## Given problem
Transcribe each line of the material as it is, and drop any picture.

## Start Material provided

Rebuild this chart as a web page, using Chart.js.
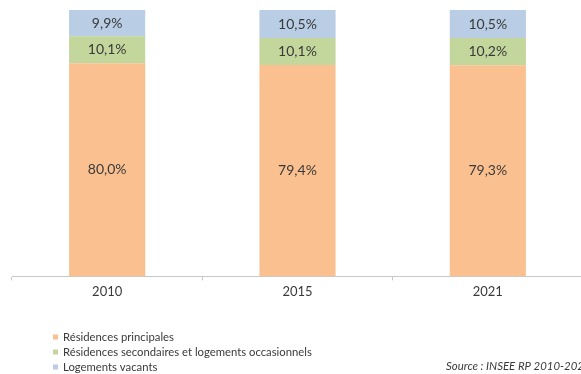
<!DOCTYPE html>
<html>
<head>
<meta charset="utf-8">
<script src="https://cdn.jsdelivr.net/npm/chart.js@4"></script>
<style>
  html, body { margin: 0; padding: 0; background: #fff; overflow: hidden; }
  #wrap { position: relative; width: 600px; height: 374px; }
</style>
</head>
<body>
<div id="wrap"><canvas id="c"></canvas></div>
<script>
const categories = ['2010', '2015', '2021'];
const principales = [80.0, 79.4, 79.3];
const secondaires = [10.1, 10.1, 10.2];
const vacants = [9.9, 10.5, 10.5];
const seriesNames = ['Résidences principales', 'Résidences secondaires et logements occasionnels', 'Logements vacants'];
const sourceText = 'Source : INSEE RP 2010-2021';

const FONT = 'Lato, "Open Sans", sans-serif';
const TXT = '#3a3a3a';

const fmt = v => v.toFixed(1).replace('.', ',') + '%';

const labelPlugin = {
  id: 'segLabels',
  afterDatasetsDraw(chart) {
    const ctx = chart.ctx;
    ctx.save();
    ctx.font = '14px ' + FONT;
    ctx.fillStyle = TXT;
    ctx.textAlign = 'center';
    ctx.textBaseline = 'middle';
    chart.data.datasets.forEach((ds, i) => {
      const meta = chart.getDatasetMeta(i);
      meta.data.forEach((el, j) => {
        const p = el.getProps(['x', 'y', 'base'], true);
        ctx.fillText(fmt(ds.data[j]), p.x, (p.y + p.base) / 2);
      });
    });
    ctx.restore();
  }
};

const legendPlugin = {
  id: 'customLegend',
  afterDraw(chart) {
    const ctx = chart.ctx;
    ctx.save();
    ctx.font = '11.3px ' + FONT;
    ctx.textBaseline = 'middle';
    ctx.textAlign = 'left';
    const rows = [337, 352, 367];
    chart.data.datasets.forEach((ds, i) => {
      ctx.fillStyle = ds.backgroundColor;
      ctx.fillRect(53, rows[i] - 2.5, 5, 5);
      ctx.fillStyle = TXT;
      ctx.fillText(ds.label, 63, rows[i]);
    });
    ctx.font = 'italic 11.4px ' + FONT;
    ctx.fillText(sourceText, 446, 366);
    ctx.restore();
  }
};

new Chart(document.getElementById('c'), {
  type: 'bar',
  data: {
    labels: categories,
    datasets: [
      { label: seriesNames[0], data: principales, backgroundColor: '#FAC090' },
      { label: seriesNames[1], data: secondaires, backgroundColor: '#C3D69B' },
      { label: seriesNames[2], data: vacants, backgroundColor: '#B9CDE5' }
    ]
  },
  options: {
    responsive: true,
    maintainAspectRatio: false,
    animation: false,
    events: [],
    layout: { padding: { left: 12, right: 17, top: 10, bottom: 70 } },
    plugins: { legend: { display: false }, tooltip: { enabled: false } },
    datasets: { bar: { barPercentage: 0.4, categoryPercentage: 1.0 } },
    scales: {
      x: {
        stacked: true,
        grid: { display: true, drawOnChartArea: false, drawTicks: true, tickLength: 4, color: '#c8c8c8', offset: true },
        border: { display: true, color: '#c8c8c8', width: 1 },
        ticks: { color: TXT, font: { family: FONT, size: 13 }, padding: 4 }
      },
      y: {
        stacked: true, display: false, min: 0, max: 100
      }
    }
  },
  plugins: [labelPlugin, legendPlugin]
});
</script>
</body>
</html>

## End Material provided

## Reply to the exercise
Rebuild this chart as a web page, using Chart.js.
<!DOCTYPE html>
<html>
<head>
<meta charset="utf-8">
<script src="https://cdn.jsdelivr.net/npm/chart.js@4"></script>
<style>
  html, body { margin: 0; padding: 0; background: #fff; overflow: hidden; }
  #wrap { position: relative; width: 600px; height: 374px; }
</style>
</head>
<body>
<div id="wrap"><canvas id="c"></canvas></div>
<script>
const categories = ['2010', '2015', '2021'];
const principales = [80.0, 79.4, 79.3];
const secondaires = [10.1, 10.1, 10.2];
const vacants = [9.9, 10.5, 10.5];
const seriesNames = ['Résidences principales', 'Résidences secondaires et logements occasionnels', 'Logements vacants'];
const sourceText = 'Source : INSEE RP 2010-2021';

const FONT = 'Lato, "Open Sans", sans-serif';
const TXT = '#3a3a3a';

const fmt = v => v.toFixed(1).replace('.', ',') + '%';

const labelPlugin = {
  id: 'segLabels',
  afterDatasetsDraw(chart) {
    const ctx = chart.ctx;
    ctx.save();
    ctx.font = '14px ' + FONT;
    ctx.fillStyle = TXT;
    ctx.textAlign = 'center';
    ctx.textBaseline = 'middle';
    chart.data.datasets.forEach((ds, i) => {
      const meta = chart.getDatasetMeta(i);
      meta.data.forEach((el, j) => {
        const p = el.getProps(['x', 'y', 'base'], true);
        ctx.fillText(fmt(ds.data[j]), p.x, (p.y + p.base) / 2);
      });
    });
    ctx.restore();
  }
};

const legendPlugin = {
  id: 'customLegend',
  afterDraw(chart) {
    const ctx = chart.ctx;
    ctx.save();
    ctx.font = '11.3px ' + FONT;
    ctx.textBaseline = 'middle';
    ctx.textAlign = 'left';
    const rows = [337, 352, 367];
    chart.data.datasets.forEach((ds, i) => {
      ctx.fillStyle = ds.backgroundColor;
      ctx.fillRect(53, rows[i] - 2.5, 5, 5);
      ctx.fillStyle = TXT;
      ctx.fillText(ds.label, 63, rows[i]);
    });
    ctx.font = 'italic 11.4px ' + FONT;
    ctx.fillText(sourceText, 446, 366);
    ctx.restore();
  }
};

new Chart(document.getElementById('c'), {
  type: 'bar',
  data: {
    labels: categories,
    datasets: [
      { label: seriesNames[0], data: principales, backgroundColor: '#FAC090' },
      { label: seriesNames[1], data: secondaires, backgroundColor: '#C3D69B' },
      { label: seriesNames[2], data: vacants, backgroundColor: '#B9CDE5' }
    ]
  },
  options: {
    responsive: true,
    maintainAspectRatio: false,
    animation: false,
    events: [],
    layout: { padding: { left: 12, right: 17, top: 10, bottom: 70 } },
    plugins: { legend: { display: false }, tooltip: { enabled: false } },
    datasets: { bar: { barPercentage: 0.4, categoryPercentage: 1.0 } },
    scales: {
      x: {
        stacked: true,
        grid: { display: true, drawOnChartArea: false, drawTicks: true, tickLength: 4, color: '#c8c8c8', offset: true },
        border: { display: true, color: '#c8c8c8', width: 1 },
        ticks: { color: TXT, font: { family: FONT, size: 13 }, padding: 4 }
      },
      y: {
        stacked: true, display: false, min: 0, max: 100
      }
    }
  },
  plugins: [labelPlugin, legendPlugin]
});
</script>
</body>
</html>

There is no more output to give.